Moody's upgrades government bond rating amidst crisis
In a press release issued yesterday, Moody's revealed that it had increased Turkey's government bond rating by one notch from Ba2 from Ba3, also changing its outlook for the rating from stable to positive. This move is the first upgrade in Moody's bond rating for Turkey in more than four years, reflecting the agency's confidence in government policy during the sharp economic contractions of 2009.
The last upgrade to the rating occurred on Dec. 14, 2005, when the rating increased from B1 to Ba3.
“Although Turkish growth has contracted very sharply -- even more sharply than was seen in its 2001 financial crisis -- the resilience of the public finances relative to past such crises has been notable,” said Sarah Carlson, the lead analyst for Turkey in Moody’s Sovereign Risk Group. “The ability of the government and the country more generally to regroup when faced with a very significant economic and financial challenge indicates that Turkey has reached a higher level of resiliency -- which is what our ratings ultimately reflect.”
Carlson called the 2009 financial crisis a “stress test” of policy reforms enacted in the greater part of the decade. She added that Turkey’s ability to rebound from external or domestic shocks is the result of an improvement in policy credibility during this period.
Speaking of the passage of the 2010 budget, Carlson said it was in line with the government’s medium-term economic plan and that it “represents a first in a three-year plan towards reining in the budget deficit and returning the budget to a primary surplus position.” She added that a budget surplus could be achieved under this framework “barring election-related spending setbacks.”

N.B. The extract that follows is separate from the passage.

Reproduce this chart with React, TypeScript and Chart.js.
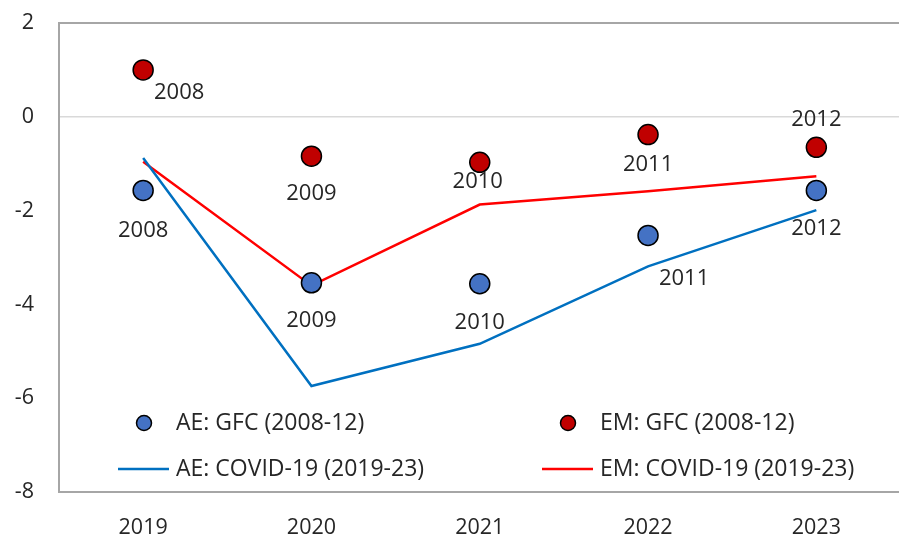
import React, { useEffect, useRef } from "react";
import { Chart, registerables } from "chart.js";

Chart.register(...registerables);

// ---- Data ----
const years = ["2019", "2020", "2021", "2022", "2023"];
const gfcYears = ["2008", "2009", "2010", "2011", "2012"];
const aeGfc = [-1.57, -3.54, -3.56, -2.53, -1.57];
const emGfc = [1.0, -0.84, -0.97, -0.38, -0.65];
const aeCovid = [-0.88, -5.74, -4.84, -3.19, -1.99];
const emCovid = [-0.96, -3.6, -1.87, -1.59, -1.27];
const yMin = -8;
const yMax = 2;
const yStep = 2;
const legendLabels = [
  "AE: GFC (2008-12)",
  "EM: GFC (2008-12)",
  "AE: COVID-19 (2019-23)",
  "EM: COVID-19 (2019-23)",
];

// ---- Styles ----
const FONT = "'Open Sans', 'Noto Sans', sans-serif";
const TICK_SIZE = 21.5;
const LABEL_SIZE = 22;
const LEGEND_SIZE = 23;
const TEXT_COLOR = "#262626";
const AXIS_COLOR = "#a6a6a6";
const AE_DOT = "#4472C4";
const EM_DOT = "#C00000";
const AE_LINE = "#0070C0";
const EM_LINE = "#FF0000";
// label offsets (dx, dy) in px relative to each dot
const aeLabelOffset: [number, number][] = [
  [0, 40],
  [0, 38],
  [0, 39],
  [36, 43],
  [0, 38],
];
const emLabelOffset: [number, number][] = [
  [36, 23],
  [0, 38],
  [-2, 19],
  [0, 30],
  [0, -28],
];

const labelPlugin = {
  id: "gfcLabels",
  afterDatasetsDraw(chart: any) {
    const ctx = chart.ctx;
    ctx.save();
    ctx.font = `${LABEL_SIZE}px ${FONT}`;
    ctx.fillStyle = TEXT_COLOR;
    ctx.textAlign = "center";
    ctx.textBaseline = "middle";
    const sets: [number, [number, number][]][] = [
      [0, aeLabelOffset],
      [1, emLabelOffset],
    ];
    sets.forEach(([idx, offs]) => {
      const meta = chart.getDatasetMeta(idx);
      meta.data.forEach((pt: any, i: number) => {
        ctx.fillText(gfcYears[i], pt.x + offs[i][0], pt.y + offs[i][1]);
      });
    });
    ctx.restore();
  },
};

const legendPlugin = {
  id: "customLegend",
  afterDraw(chart: any) {
    const ctx = chart.ctx;
    const area = chart.chartArea;
    const row1 = area.bottom - 69;
    const row2 = area.bottom - 23;
    const col1 = area.left + 85;
    const col2 = area.left + 509;
    const textGap = 32;
    ctx.save();
    ctx.font = `${LEGEND_SIZE}px ${FONT}`;
    ctx.textAlign = "left";
    ctx.textBaseline = "middle";
    const dot = (x: number, y: number, fill: string) => {
      ctx.beginPath();
      ctx.arc(x, y, 7.5, 0, Math.PI * 2);
      ctx.fillStyle = fill;
      ctx.fill();
      ctx.lineWidth = 1.5;
      ctx.strokeStyle = "#000";
      ctx.stroke();
    };
    const line = (x: number, y: number, color: string) => {
      ctx.beginPath();
      ctx.moveTo(x - 26, y);
      ctx.lineTo(x + 25, y);
      ctx.lineWidth = 2.5;
      ctx.strokeStyle = color;
      ctx.stroke();
    };
    dot(col1, row1, AE_DOT);
    dot(col2, row1, EM_DOT);
    line(col1, row2, AE_LINE);
    line(col2, row2, EM_LINE);
    ctx.fillStyle = TEXT_COLOR;
    ctx.fillText(legendLabels[0], col1 + textGap, row1);
    ctx.fillText(legendLabels[1], col2 + textGap, row1);
    ctx.fillText(legendLabels[2], col1 + textGap, row2);
    ctx.fillText(legendLabels[3], col2 + textGap, row2);
    ctx.restore();
  },
};

export default function App() {
  const ref = useRef<HTMLCanvasElement | null>(null);

  useEffect(() => {
    if (!ref.current) return;
    const chart = new Chart(ref.current, {
      type: "line",
      data: {
        labels: years,
        datasets: [
          {
            label: legendLabels[0],
            data: aeGfc,
            showLine: false,
            pointRadius: 10,
            pointBackgroundColor: AE_DOT,
            pointBorderColor: "#000",
            pointBorderWidth: 1.5,
            borderColor: AE_DOT,
            backgroundColor: AE_DOT,
          },
          {
            label: legendLabels[1],
            data: emGfc,
            showLine: false,
            pointRadius: 10,
            pointBackgroundColor: EM_DOT,
            pointBorderColor: "#000",
            pointBorderWidth: 1.5,
            borderColor: EM_DOT,
            backgroundColor: EM_DOT,
          },
          {
            label: legendLabels[2],
            data: aeCovid,
            borderColor: AE_LINE,
            borderWidth: 2.5,
            pointRadius: 0,
            tension: 0,
            fill: false,
          },
          {
            label: legendLabels[3],
            data: emCovid,
            borderColor: EM_LINE,
            borderWidth: 2.5,
            pointRadius: 0,
            tension: 0,
            fill: false,
          },
        ],
      },
      options: {
        responsive: false,
        maintainAspectRatio: false,
        animation: false,
        layout: { padding: { top: 23, right: 0, bottom: 0, left: 0 } },
        plugins: {
          legend: { display: false },
          tooltip: { enabled: false },
        },
        scales: {
          x: {
            offset: true,
            grid: { display: false, drawTicks: false },
            border: { display: true, color: AXIS_COLOR, width: 2 },
            ticks: {
              color: TEXT_COLOR,
              font: { family: FONT, size: TICK_SIZE },
              padding: 23,
              maxRotation: 0,
            },
            afterFit: (scale: any) => {
              scale.height = 45;
              scale.paddingLeft = 0;
              scale.paddingRight = 0;
            },
          },
          y: {
            min: yMin,
            max: yMax,
            grid: {
              drawTicks: false,
              color: (c: any) =>
                c.tick && c.tick.value === yMax
                  ? AXIS_COLOR
                  : c.tick && c.tick.value === 0
                  ? "#d9d9d9"
                  : "rgba(0,0,0,0)",
              lineWidth: (c: any) =>
                c.tick && c.tick.value === yMax ? 2 : 1.5,
            },
            border: { display: true, color: AXIS_COLOR, width: 2 },
            ticks: {
              stepSize: yStep,
              color: TEXT_COLOR,
              font: { family: FONT, size: TICK_SIZE },
              padding: 25,
            },
            afterFit: (scale: any) => {
              scale.width = 59;
              scale.paddingTop = 0;
              scale.paddingBottom = 0;
            },
          },
        },
      },
      plugins: [labelPlugin, legendPlugin],
    });
    return () => chart.destroy();
  }, []);

  return (
    <div
      style={{
        position: "fixed",
        left: 0,
        top: 0,
        width: 899,
        height: 537,
        overflow: "hidden",
        background: "#fff",
      }}
    >
      <canvas
        ref={ref}
        width={912}
        height={537}
        style={{ width: 912, height: 537, display: "block" }}
      />
    </div>
  );
}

Moody’s long-term outlook on Turkey’s growth was also positive, though it noted that growth is not likely to resume at the pace achieved in the mid-2000s “due to global and local factors.” The agency also applauded Turkish industry’s ability to expand into new export markets and therefore reduce its dependence on EU countries.
Fiscal rules needed
Despite the positive outlook on Turkey, Carlson cautioned that Turkey continues to face risks. According to Carlson, its debt affordability metrics are still poor by international standards, with interest/revenues estimated at 27 percent and debt/revenues at 219 percent in 2009. She also noted that Turkey needs more robust policy rules that would instill additional discipline to the budget process. “A fiscal rule targeting ongoing budget restraint would enhance the Turkish authorities’ fiscal credibility, particularly given the slippage that occurred even prior to the onset of the crisis and the absence of an external anchor like the [International Monetary Fund] IMF or EU,” she said.
In a related rating action, Moody’s also raised the foreign currency bank deposit ceiling from B1 to Ba3 and the local currency bank deposit ceiling to A2 from A3. The outlooks on both are stable. The İstanbul Stock Exchange’s İMKB-100 benchmark index ended the first session of trading on a slightly positive note yesterday after the announcement at 55,041.93, an increase of 0.1 percent from closing on Thursday.